On Thursday evenings, most local museums are free to visit, so we decided for the Museum of War. Like other Canadian museums, they used many interactive ways to explain instead of just writing down facts. They had lots of original uniforms, weapons, letters and even Hitler's car! Also, there was a special exhibition about armour over the centuries with an appearance of Iron Man!


[picture 12 and 13]


The weather improved by Friday morning so we decided to grab tickets for the Parliament guided tour. While those tickets are free, you can only get them on the day of the tour itself. The ticket counter opens at 9 am and usually all the tickets are gone by 9:20 am. So we were quite glad to have gotten a spot shortly after lunch. The guided tour was alright but not necessary, especially since moving in such a big group results in long waiting lines (to get the tickets, to have your bag searched, to have yourself searched, to get into the lift to the observation tower).

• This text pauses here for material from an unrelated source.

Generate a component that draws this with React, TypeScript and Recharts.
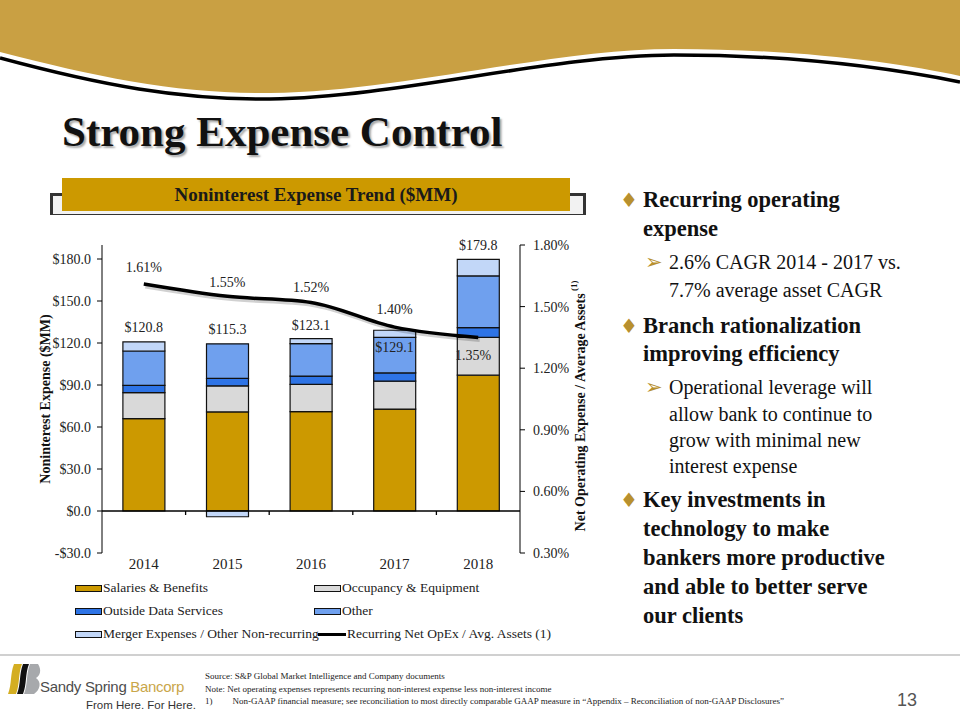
import React from "react";
import {
  ComposedChart,
  Bar,
  Line,
  XAxis,
  YAxis,
  ReferenceLine,
  LabelList,
} from "recharts";

// data ($MM and % of avg assets)
const years = ["2014", "2015", "2016", "2017", "2018"];
const salaries = [66.0, 70.8, 71.0, 72.8, 97.0];
const occupancy = [18.5, 18.6, 19.5, 19.9, 27.0];
const outsideData = [5.2, 5.3, 5.9, 5.9, 7.0];
const other = [24.6, 24.7, 23.1, 25.4, 36.9];
const merger = [6.5, -4.1, 3.6, 5.1, 11.9];
const totals = [120.8, 115.3, 123.1, 129.1, 179.8];
const opexRatio = [1.61, 1.55, 1.52, 1.4, 1.35];
const leftTicks = [-30, 0, 30, 60, 90, 120, 150, 180];
const rightTicks = [0.3, 0.6, 0.9, 1.2, 1.5, 1.8];

const legendItems = [
  { name: "Salaries & Benefits", color: "#CC9900", kind: "box" },
  { name: "Occupancy & Equipment", color: "#D9D9D9", kind: "box" },
  { name: "Outside Data Services", color: "#2E74E6", kind: "box" },
  { name: "Other", color: "#6FA0EE", kind: "box" },
  { name: "Merger Expenses / Other Non-recurring", color: "#C2D7F8", kind: "box" },
  { name: "Recurring Net OpEx / Avg. Assets (1)", color: "#000", kind: "line" },
];

// label nudges (px)
const totalDy = [-14, -14, -13, 17, -14];
const pctDy = [-17, -14, -15, -18, 18];
const pctDx = [0, 0, 0, 0, -5];

const SERIF = '"Liberation Serif", "Times New Roman", serif';
const SANS = '"Liberation Sans", Arial, sans-serif';
const GOLD = "#CC9900";

const rows = years.map((year, i) => ({
  year,
  salaries: salaries[i],
  occupancy: occupancy[i],
  outsideData: outsideData[i],
  other: other[i],
  merger: merger[i],
  total: totals[i],
  stackTop:
    salaries[i] + occupancy[i] + outsideData[i] + other[i] + Math.max(merger[i], 0),
  ratio: opexRatio[i],
}));

function pointOf(p: any) {
  const vb = p.viewBox || {};
  const x = p.x ?? vb.x ?? 0;
  const y = p.y ?? vb.y ?? 0;
  const w = p.width ?? vb.width ?? 0;
  return { cx: x + w / 2, cy: y };
}

function TotalLabel(p: any) {
  const { cx, cy } = pointOf(p);
  const i = p.index ?? 0;
  return (
    <text
      x={cx}
      y={cy + totalDy[i]}
      textAnchor="middle"
      dominantBaseline="central"
      fontFamily={SERIF}
      fontSize={14}
      fill="#222"
    >
      ${Number(p.value).toFixed(1)}
    </text>
  );
}

function PctLabel(p: any) {
  const { cx, cy } = pointOf(p);
  const i = p.index ?? 0;
  return (
    <text
      x={cx + pctDx[i]}
      y={cy + pctDy[i]}
      textAnchor="middle"
      dominantBaseline="central"
      fontFamily={SERIF}
      fontSize={14}
      fill="#222"
    >
      {Number(p.value).toFixed(2)}%
    </text>
  );
}

function ZeroLine(p: any) {
  const { x1, x2, y1 } = p;
  const step = (x2 - x1) / years.length;
  const marks = years.slice(1).map((_, i) => x1 + step * (i + 1));
  return (
    <g>
      <line x1={x1} x2={x2} y1={y1} y2={y1} stroke="#000" strokeWidth={1.3} />
      {marks.map((m) => (
        <line key={m} x1={m} x2={m} y1={y1} y2={y1 + 4} stroke="#000" strokeWidth={1.3} />
      ))}
    </g>
  );
}

function LeftTitle(p: any) {
  const vb = p.viewBox || { x: 20, y: 15, width: 82, height: 308 };
  const x = vb.x + 25;
  const y = vb.y + vb.height / 2;
  return (
    <text
      x={x}
      y={y}
      transform={`rotate(-90, ${x}, ${y})`}
      textAnchor="middle"
      dominantBaseline="central"
      fontFamily={SERIF}
      fontWeight="bold"
      fontSize={14}
      fill="#111"
    >
      Noninterest Expense ($MM)
    </text>
  );
}

function RightTitle(p: any) {
  const vb = p.viewBox || { x: 520, y: 15, width: 80, height: 308 };
  const x = vb.x + 60;
  const y = vb.y + vb.height / 2 + 7;
  return (
    <text
      x={x}
      y={y}
      transform={`rotate(-90, ${x}, ${y})`}
      textAnchor="middle"
      dominantBaseline="central"
      fontFamily={SERIF}
      fontWeight="bold"
      fontSize={14}
      fill="#111"
    >
      Net Operating Expense / Average Assets
      <tspan fontSize={9} dy={-6}> (1)</tspan>
    </text>
  );
}

function ExpenseChart() {
  return (
    <ComposedChart
      width={620}
      height={355}
      data={rows}
      stackOffset="sign"
      barCategoryGap="25%"
      margin={{ top: 15, right: 20, bottom: 0, left: 20 }}
    >
      <XAxis
        dataKey="year"
        axisLine={false}
        tickLine={false}
        tickSize={3}
        tickMargin={2}
        height={32}
        tick={{ fontFamily: SERIF, fontSize: 15, fill: "#222" }}
      />
      <YAxis
        yAxisId="left"
        width={82}
        domain={[-30, 190]}
        ticks={leftTicks}
        allowDataOverflow
        tickFormatter={(v: number) => (v < 0 ? `-$${Math.abs(v).toFixed(1)}` : `$${v.toFixed(1)}`)}
        stroke="#000"
        tickSize={5}
        tickMargin={6}
        tick={{ fontFamily: SERIF, fontSize: 14, fill: "#222" }}
        label={<LeftTitle />}
      />
      <YAxis
        yAxisId="right"
        orientation="right"
        width={80}
        domain={[0.3, 1.8]}
        ticks={rightTicks}
        allowDataOverflow
        tickFormatter={(v: number) => `${v.toFixed(2)}%`}
        stroke="#000"
        tickSize={5}
        tickMargin={8}
        tick={{ fontFamily: SERIF, fontSize: 14, fill: "#222" }}
        label={<RightTitle />}
      />
      <Bar yAxisId="left" dataKey="salaries" stackId="a" fill="#CC9900" stroke="#111" strokeWidth={1.2} isAnimationActive={false} />
      <Bar yAxisId="left" dataKey="occupancy" stackId="a" fill="#D9D9D9" stroke="#111" strokeWidth={1.2} isAnimationActive={false} />
      <Bar yAxisId="left" dataKey="outsideData" stackId="a" fill="#2E74E6" stroke="#111" strokeWidth={1.2} isAnimationActive={false} />
      <Bar yAxisId="left" dataKey="other" stackId="a" fill="#6FA0EE" stroke="#111" strokeWidth={1.2} isAnimationActive={false} />
      <Bar yAxisId="left" dataKey="merger" stackId="a" fill="#C2D7F8" stroke="#111" strokeWidth={1.2} isAnimationActive={false} />
      <ReferenceLine yAxisId="left" y={0} shape={ZeroLine} />
      <Line
        yAxisId="left"
        dataKey="stackTop"
        stroke="none"
        dot={false}
        activeDot={false}
        legendType="none"
        isAnimationActive={false}
      >
        <LabelList dataKey="total" content={TotalLabel} />
      </Line>
      <Line
        yAxisId="right"
        dataKey="ratio"
        type="monotone"
        stroke="rgba(0,0,0,0.18)"
        strokeWidth={4}
        transform="translate(1.5,2.5)"
        dot={false}
        activeDot={false}
        legendType="none"
        isAnimationActive={false}
      />
      <Line
        yAxisId="right"
        dataKey="ratio"
        type="monotone"
        stroke="#000"
        strokeWidth={3.5}
        dot={false}
        activeDot={false}
        isAnimationActive={false}
      >
        <LabelList dataKey="ratio" content={PctLabel} />
      </Line>
    </ComposedChart>
  );
}

function ChartLegend() {
  return (
    <div style={{ position: "absolute", left: 75, top: 578, width: 520, fontFamily: SERIF, fontSize: 13.5, color: "#222" }}>
      {legendItems.map((item, i) => {
        const col = i % 2;
        const row = Math.floor(i / 2);
        return (
          <div
            key={item.name}
            style={{
              position: "absolute",
              left: col === 0 ? 0 : 239,
              top: row * 23,
              height: 20,
              display: "flex",
              alignItems: "center",
              whiteSpace: "nowrap",
            }}
          >
            {item.kind === "box" ? (
              <span style={{ display: "inline-block", width: 25, height: 5, background: item.color, border: "1.5px solid #111", marginRight: 1 }} />
            ) : (
              <span style={{ display: "inline-block", width: 28, height: 3, background: "#000", marginRight: 1, marginLeft: 4 }} />
            )}
            <span>{item.name}</span>
          </div>
        );
      })}
    </div>
  );
}

const bulletLines = [
  { t: "Recurring operating", y: 200, bold: true, mark: "♦" },
  { t: "expense", y: 229, bold: true },
  { t: "2.6% CAGR 2014 - 2017 vs.", y: 262, bold: false, mark: "➢" },
  { t: "7.7% average asset CAGR", y: 290, bold: false },
  { t: "Branch rationalization", y: 326, bold: true, mark: "♦" },
  { t: "improving efficiency", y: 354, bold: true },
  { t: "Operational leverage will", y: 387, bold: false, mark: "➢" },
  { t: "allow bank to continue to", y: 414, bold: false },
  { t: "grow with minimal new", y: 440, bold: false },
  { t: "interest expense", y: 466, bold: false },
  { t: "Key investments in", y: 500, bold: true, mark: "♦" },
  { t: "technology to make", y: 529, bold: true },
  { t: "bankers more productive", y: 558, bold: true },
  { t: "and able to better serve", y: 587, bold: true },
  { t: "our clients", y: 616, bold: true },
];

function Bullets() {
  return (
    <>
      {bulletLines.map((l) => (
        <React.Fragment key={l.t}>
          {l.mark && (
            <div
              style={{
                position: "absolute",
                left: l.bold ? 620 : 645,
                top: l.y - 14,
                height: 28,
                lineHeight: "28px",
                fontSize: l.bold ? 20 : 21,
                color: "#B8902E",
                fontFamily: '"DejaVu Sans", sans-serif',
              }}
            >
              {l.mark}
            </div>
          )}
          <div
            style={{
              position: "absolute",
              left: l.bold ? 643 : 669,
              top: l.y - 14,
              height: 28,
              lineHeight: "28px",
              fontFamily: SERIF,
              fontWeight: l.bold ? "bold" : "normal",
              fontSize: l.bold ? 22.5 : 20,
              color: "#111",
              whiteSpace: "nowrap",
            }}
          >
            {l.t}
          </div>
        </React.Fragment>
      ))}
    </>
  );
}

export default function App() {
  return (
    <div style={{ position: "absolute", left: 0, top: 0, width: 960, height: 720, overflow: "hidden", background: "#fff" }}>
      {/* top banner */}
      <svg width={960} height={120} style={{ position: "absolute", left: 0, top: 0 }}>
        <path
          d="M0,0 H960 V76 C900,63 800,49 674,49 C550,49 400,92 270,93 C180,94 100,78 0,52 Z"
          fill="#C9A043"
        />
        <path
          d="M0,58 C100,85 180,100 270,99 C400,97 550,55 674,55 C800,55 900,70 960,82"
          fill="none"
          stroke="#000"
          strokeWidth={3.5}
        />
      </svg>

      <div
        style={{
          position: "absolute",
          left: 62,
          top: 111,
          fontFamily: SERIF,
          fontWeight: "bold",
          fontSize: 43,
          lineHeight: "42px",
          color: "#111",
          whiteSpace: "nowrap",
          textShadow: "2px 2px 2px rgba(0,0,0,0.35)",
        }}
      >
        Strong Expense Control
      </div>

      {/* chart header */}
      <div style={{ position: "absolute", left: 50, top: 193, width: 530, height: 18, border: "3px solid #333", borderBottomWidth: 1, background: "#F2F2F2" }} />
      <div
        style={{
          position: "absolute",
          left: 62,
          top: 178,
          width: 508,
          height: 33,
          background: GOLD,
          display: "flex",
          alignItems: "center",
          justifyContent: "center",
          fontFamily: SERIF,
          fontWeight: "bold",
          fontSize: 19,
          color: "#1a1a1a",
        }}
      >
        Noninterest Expense Trend ($MM)
      </div>

      <div style={{ position: "absolute", left: 0, top: 230 }}>
        <ExpenseChart />
      </div>
      <ChartLegend />

      <Bullets />

      {/* footer */}
      <div style={{ position: "absolute", left: 0, top: 654, width: 960, height: 2, background: "#D0D0D0" }} />
      <svg width={40} height={40} style={{ position: "absolute", left: 6, top: 660 }}>
        <path d="M8,4 L16,4 C12,14 14,24 10,34 L2,34 C6,24 4,14 8,4 Z" fill="#D4AE22" />
        <path d="M17,4 L23,4 C19,14 21,24 17,34 L11,34 C15,24 13,14 17,4 Z" fill="#111" />
        <path d="M24,4 L32,4 C36,10 34,16 30,18 C36,22 34,30 28,34 L18,34 C22,24 20,14 24,4 Z" fill="#A7A9AC" />
      </svg>
      <div style={{ position: "absolute", left: 40, top: 678, fontFamily: SANS, fontSize: 15, lineHeight: "18px", letterSpacing: -0.3, color: "#4D4D4D", whiteSpace: "nowrap" }}>
        Sandy Spring <span style={{ color: "#C9A64A" }}>Bancorp</span>
      </div>
      <div style={{ position: "absolute", left: 86, top: 698, fontFamily: SANS, fontSize: 11.5, lineHeight: "14px", color: "#333", whiteSpace: "nowrap" }}>
        From Here. For Here.
      </div>
      <div style={{ position: "absolute", left: 205, top: 670, fontFamily: SERIF, fontSize: 9, lineHeight: "12.5px", color: "#222", whiteSpace: "nowrap" }}>
        <div>Source: S&amp;P Global Market Intelligence and Company documents</div>
        <div>Note: Net operating expenses represents recurring non-interest expense less non-interest income</div>
        <div>
          1)<span style={{ display: "inline-block", width: 20 }} />
          Non-GAAP financial measure; see reconciliation  to most directly comparable GAAP measure in “Appendix – Reconciliation of non-GAAP Disclosures”
        </div>
      </div>
      <div style={{ position: "absolute", left: 897, top: 689, fontFamily: SANS, fontSize: 18, lineHeight: "22px", color: "#555" }}>
        13
      </div>
    </div>
  );
}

Also we didn't see Prime Minister Trudeau. What the heck? Is he working at all?


[picture 14 and 15]


Btw, back at the hostel we made two new friends:


  1. Patrizia, a German student who intends to cross Canada on a bike. Good luck with that, girl!
  2. Sarah from London, who joined us in the evening for a stroll through the streets of the "Glow" festival, where we saw lots of fires and lights in the night


[picture 16]


Saturday was our last day, so we packed and checked out, but sneakily stashed our backpacks somewhere and had Sarah let us in the backdoor of the hostel so we could still use their facilities to cook, for example. Sarah also showed us some hidden waterfalls in Ottawa and joined us in the evening at a local board game café before sending us off to the Greyhound bus terminal.